Recently, I was reading some code by Dean AE7Q that was able to read and write ICOM ICF files.  His code is written in C++, so it has the benefit of using structs to map fields in a given buffer.  However, what really shook me, was the use of bitfield definitions.  Now, it’s not like I don’t write C all day long, and interact with bitfield definitions on a regular basis, I just handn’t even considered how much easier they would make the process.  I decided that there had to be a way I could do something similar in Python to make my life easier.

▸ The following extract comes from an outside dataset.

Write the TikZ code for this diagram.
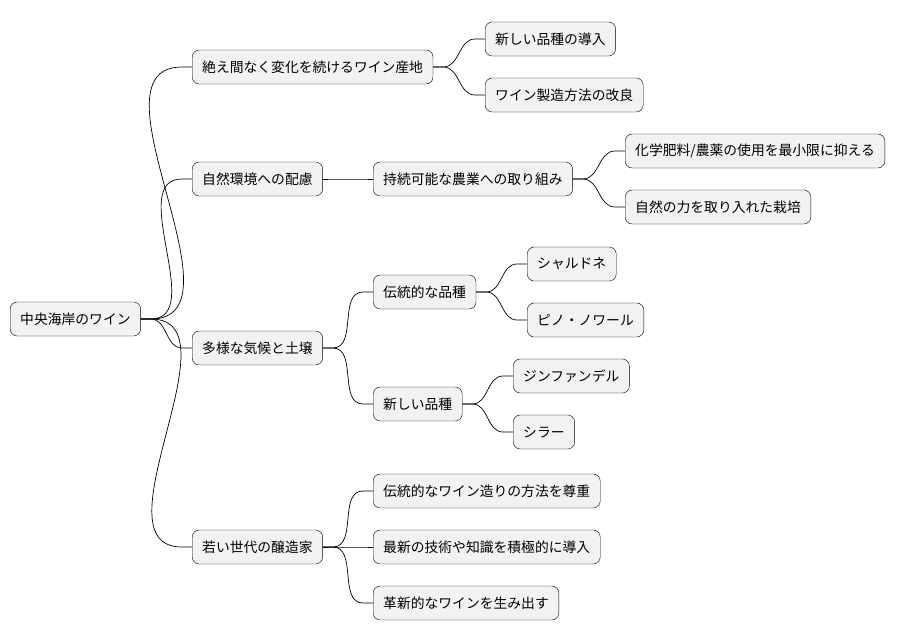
\documentclass[tikz,border=0pt]{standalone}
\usepackage{fontspec}
\newfontfamily\cjk{Noto Sans CJK JP}
\tikzset{
  idea/.style={draw=black, fill=black!5, rounded corners=7pt, minimum height=34pt,
    inner xsep=10pt, anchor=west, font=\cjk\fontsize{13.8pt}{16pt}\selectfont},
  branch/.style={draw=black, line width=0.7pt}
}
\begin{document}
\begin{tikzpicture}[x=1pt,y=-1pt]
  \useasboundingbox (0,0) rectangle (899,640);
  \node[idea] (root) at (10,319) {中央海岸のワイン};

  \node[idea] (change) at (192,67) {絶え間なく変化を続けるワイン産地};
  \node[idea] (env) at (192,179) {自然環境への配慮};
  \node[idea] (climate) at (192,348) {多様な気候と土壌};
  \node[idea] (young) at (192,547) {若い世代の醸造家};

  \node[idea] (newvar) at (485,39) {新しい品種の導入};
  \node[idea] (method) at (485,95) {ワイン製造方法の改良};

  \node[idea] (sustain) at (373,179) {持続可能な農業への取り組み};
  \node[idea] (chem) at (625,151) {化学肥料/農薬の使用を最小限に抑える};
  \node[idea] (nature) at (625,207) {自然の力を取り入れた栽培};

  \node[idea] (trad) at (373,292) {伝統的な品種};
  \node[idea] (chard) at (527,264) {シャルドネ};
  \node[idea] (pinot) at (527,320) {ピノ・ノワール};
  \node[idea] (newkind) at (373,404) {新しい品種};
  \node[idea] (zin) at (513,376) {ジンファンデル};
  \node[idea] (syrah) at (513,432) {シラー};

  \node[idea] (respect) at (373,491) {伝統的なワイン造りの方法を尊重};
  \node[idea] (tech) at (373,547) {最新の技術や知識を積極的に導入};
  \node[idea] (innov) at (373,603) {革新的なワインを生み出す};

  \foreach \a/\b in {root/change, root/env, root/climate, root/young,
      change/newvar, change/method, env/sustain, sustain/chem, sustain/nature,
      climate/trad, climate/newkind, trad/chard, trad/pinot, newkind/zin, newkind/syrah,
      young/respect, young/tech, young/innov}
    \draw[branch] (\a.east) -- ++(10,0) to[out=0,in=180] ([xshift=-10pt]\b.west) -- (\b.west);
\end{tikzpicture}
\end{document}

What I decided to do was write a parser for a simple meta language that looks like C.  It needed to support the following elements:

  1. Structures
  2. Arrays
  3. Bitfield definitions

Additionally, it would be very helpful if it had the following properties:

  1. A native data type for BCD-encoded bytes (many radios store integer values in BCD)
  2. 24-bit integers (Several radios use a three-byte integer to represent a frequency)
  3. A few compiler-directives to help seek within a large data stream to a position before mapping
  4. A pythonic mechanism to read and write the defined fields in the data stream after parsing

What I came up with was a module called bitwise.  It uses the PyPEG, which is somewhat like lex for C-based compiler writers.  The grammar is extremely simple and easy to understand, and the parser/compiler/whatever isn’t too bad either (although it could use quite a bit more cleanup).  The result is a simple, single-call interface that turns a binary data stream into a very usable object tree.  See the following example code:

# Defines a format for parsing some binary data
defn = """
  struct {
    u8 foo;
    u8 highbit:1,
       sixbits:6,
       lowbit:1;
       char string[3];
       bbcd fourdigits[2];
  } mystruct[1];"""
# Some binary data for us to parse
data = "x7Fx81abcx12x34"
tree = parse(defn, data)
print "Foo: %i" % tree.mystruct.foo
print "Highbit: %i" % tree.mystruct.highbit
print "Sixbits: %i" % tree.mystruct.sixbits
print "Lowbit: %i" % tree.mystruct.lowbit
print "String: %s" % tree.mystruct.string
print "Fourdigits: %i" % tree.mystruct.fourdigits

Which prints the following:

Foo: 127
Highbit: 1
Sixbits: 0
Lowbit: 1
String: abc
Fourdigits: 1234

If I wanted to change the sixbits field from all zeros to the value 13 and the string to “xyz”, all I have to do is:

tree.mystruct.sixbits = 13
tree.mystruct.string = "xyz"

I think that’s a clear win in terms of improved syntax and maintainability.  For images where the memory regions I care about are not contiguous from the beginning (which is all of them), the #seek and #seekto directives allow me to apply the definitions that follow to a specific location in the data

Aside from the obvious syntactic and mental health gains, here are a few “lines of code” metrics from before and after converting several drivers to use my “bitwise” module:

 Driver Lines before
Lines after
Change
 IC-2820 704 336 53% smaller
 ID-880 600 360 40% smaller
 VX-8R 375 139 63% smaller

To me, that’s fairly significant, especially given that the code to enable this change is only 721 lines on it’s own.  By the way, all of these numbers include comments and a block of (unchanged) license text at the top, so the actual change of functional lines is even more significant.  In all, before the change CHIRP had almost 6,000 lines of bit-twiddling driver code.  I’ve only converted a few of them so far, but if these initial gains continue to apply, that could cut the total driver codebase by 50%, which is a really good thing. The other aspect of it, which is harder to convey with numbers, is the fact that I know that the driver code is more robust now.  Since I don’t own all the radios that CHIRP supports, being able to make small maintenance tweaks to the code without having to brute-force test the driver against the real device is extremely helpful.  Now that the code is much more symmetric, I think such maintenance tasks will be much smoother in the future.